Many of the vehicles powered by ethanol, electricity, natural gas, hydrogen, propane and other alternative fuels, on display here this weekend, can be bought and put on the road today.Leon G. Schumacher, an agricultural engineer from the University of Missouri-Columbia, has devised a pickup truck that runs on a mixture of diesel fuel and soybean oil.

"It smells like french fries," said Schumacher, standing beside his modified Dodge Ram at the Alternative Transportation Exposition, a show of nongasoline-powered vehicles.

He recommends a 30 percent soybean oil-70 percent diesel mixture for fewer knocks, and warns that soybean oil tends to congeal at 30 degrees or colder.

Still, the truck burns cleaner, requires no engine tampering, gets the same horsepower and stretches mileage by up to 25 percent a gallon, getting more than 22 miles on the highway, Schumacher said.

Then there's that smell. Already, a fleet of vehicles at Lambert Airport in St. Louis run on the soybean stuff.

"A forklift operator told me, `We want it in all of our vehicles. It smells reeeeal good,"' Schumacher said.

Nearby stood a Chevrolet Lumina that runs on clean-burning ethanol derived from garbage, beer sludge and cheese whey.

"Everywhere I go, to the store, to the car wash, I find myself setting up a presentation for people who want to know more," said Cindy Hasenjager of the nonprofit California Renewable Fuels Council, who has driven the car for more than a year.

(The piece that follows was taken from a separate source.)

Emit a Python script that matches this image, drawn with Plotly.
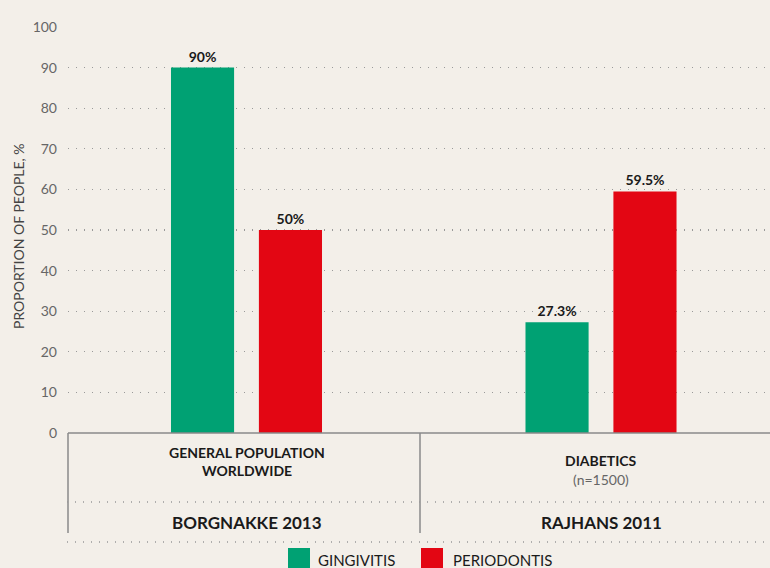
import plotly.graph_objects as go

groups = ["BORGNAKKE 2013", "RAJHANS 2011"]
group_desc = [["GENERAL POPULATION", "WORLDWIDE"], ["DIABETICS"]]
group_note = [None, "(n=1500)"]
series_names = ["GINGIVITIS", "PERIODONTIS"]
gingivitis = [90, 27.3]
periodontis = [50, 59.5]
y_ticks = [0, 10, 20, 30, 40, 50, 60, 70, 80, 90, 100]

colors = ["#00A173", "#E30613"]
bg = "#F3EFE9"
font_family = "Lato, 'Open Sans', sans-serif"

W, H = 770, 568
L, R, T, B = 68, 0, 27, 135
ph = H - T - B

def py(ypx):
    return (H - B - ypx) / ph

def px(xpx):
    return (xpx - L) / (W - L - R)

fig = go.Figure()
offsets = [-0.213, 0.035]
for name, vals, col, off in zip(series_names, [gingivitis, periodontis], colors, offsets):
    fig.add_trace(go.Bar(
        x=groups, y=vals, name=name, marker_color=col, marker_line_width=0,
        width=0.178, offset=off,
        text=[f"{v:g}%" for v in vals], textposition="outside",
        textfont=dict(family=font_family, size=14, color="#1a1a1a", weight="bold"),
        cliponaxis=False, showlegend=False, hoverinfo="skip",
    ))

shapes = []
line_col = "#8a8a8a"
shapes.append(dict(type="line", xref="paper", yref="paper", x0=0, x1=1, y0=0, y1=0,
                   line=dict(color=line_col, width=1.5)))
for xp in [0, px(420)]:
    shapes.append(dict(type="line", xref="paper", yref="paper", x0=xp, x1=xp, y0=0, y1=py(533),
                       line=dict(color=line_col, width=1.5)))
for ypx in [502, 542]:
    shapes.append(dict(type="line", xref="paper", yref="paper", x0=px(67), x1=1, y0=py(ypx), y1=py(ypx),
                       line=dict(color="#999999", width=1.3, dash="1px,7px")))

annotations = []
for g, desc, note in zip(groups, group_desc, group_note):
    ys = [452, 470] if len(desc) == 2 else [461]
    for line, ypx in zip(desc, ys):
        annotations.append(dict(x=g, xref="x", y=py(ypx), yref="paper", text=line, showarrow=False,
                                xanchor="center", yanchor="middle",
                                font=dict(family=font_family, size=14, color="#1a1a1a", weight="bold")))
    if note:
        annotations.append(dict(x=g, xref="x", y=py(479), yref="paper", text=note, showarrow=False,
                                xanchor="center", yanchor="middle",
                                font=dict(family=font_family, size=14, color="#666666")))
    annotations.append(dict(x=g, xref="x", y=py(522), yref="paper", text=g, showarrow=False,
                            xanchor="center", yanchor="middle",
                            font=dict(family=font_family, size=17, color="#1a1a1a", weight="bold")))

annotations.append(dict(x=px(18), xref="paper", y=py(236), yref="paper", text="PROPORTION OF PEOPLE, %",
                        showarrow=False, textangle=-90, xanchor="center", yanchor="middle",
                        font=dict(family=font_family, size=14, color="#444444")))

leg_sq = [(288, 310), (421, 443)]
leg_tx = [316, 451]
for name, col, (x0, x1), xt in zip(series_names, colors, leg_sq, leg_tx):
    shapes.append(dict(type="rect", xref="paper", yref="paper",
                       x0=px(x0), x1=px(x1), y0=py(570), y1=py(548),
                       fillcolor=col, line_width=0))
    annotations.append(dict(x=px(xt), xref="paper", y=py(560), yref="paper", text=name,
                            showarrow=False, xanchor="left", yanchor="middle",
                            font=dict(family=font_family, size=15, color="#1a1a1a")))

fig.update_layout(
    width=W, height=H,
    margin=dict(l=L, r=R, t=T, b=B, pad=0),
    paper_bgcolor=bg, plot_bgcolor=bg,
    shapes=shapes, annotations=annotations,
    font=dict(family=font_family),
    hovermode=False,
    xaxis=dict(range=[-0.5035, 1.4767], showticklabels=False, showgrid=False, zeroline=False,
               showline=False, ticks="", fixedrange=True),
    yaxis=dict(range=[0, 100], tickvals=y_ticks, showgrid=True, gridcolor="#999999", gridwidth=1.3,
               griddash="1px,7px", zeroline=False, showline=False, ticks="",
               ticklabelstandoff=10, fixedrange=True,
               tickfont=dict(family=font_family, size=14, color="#666666")),
)

fig.write_html("out.html", config={"displayModeBar": False, "staticPlot": True},
               post_script="document.body.style.margin='0';document.body.style.padding='0';document.body.style.overflow='hidden';")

New California smog-reduction laws require that by 1998 at least 2 percent of the cars major automakers sell in Southern California - about 40,000 cars - must emit no pollution. That figure rises to 200,000 vehicles by 2003.

The Big Three automakers displayed prototype vehicles that should be available in a few years.

Chrysler Corp. featured a methanol-fueled Plymouth Acclaim. Ford Motor Co.'s Ecostar electric van will be available for fleet purchases next year.

The General Motors Corp. entry, tentatively named Impact, is an electric two-seater that glides from zero to 60 mph in eight seconds.

GM already has advised Southern California Edison to have recharging stations and other electric motorist services ready by Jan. 1, 1995.

Selling the car, which goes only 120 miles between charges, means persuading people its short-run features suit their driving habits, said GM marketer-planner David R. Newhouse.

"The vast majority of people don't travel more than 80 or 90 miles a day," he said. "We need to convince them their driving patterns fit in very nicely with an electric vehicle."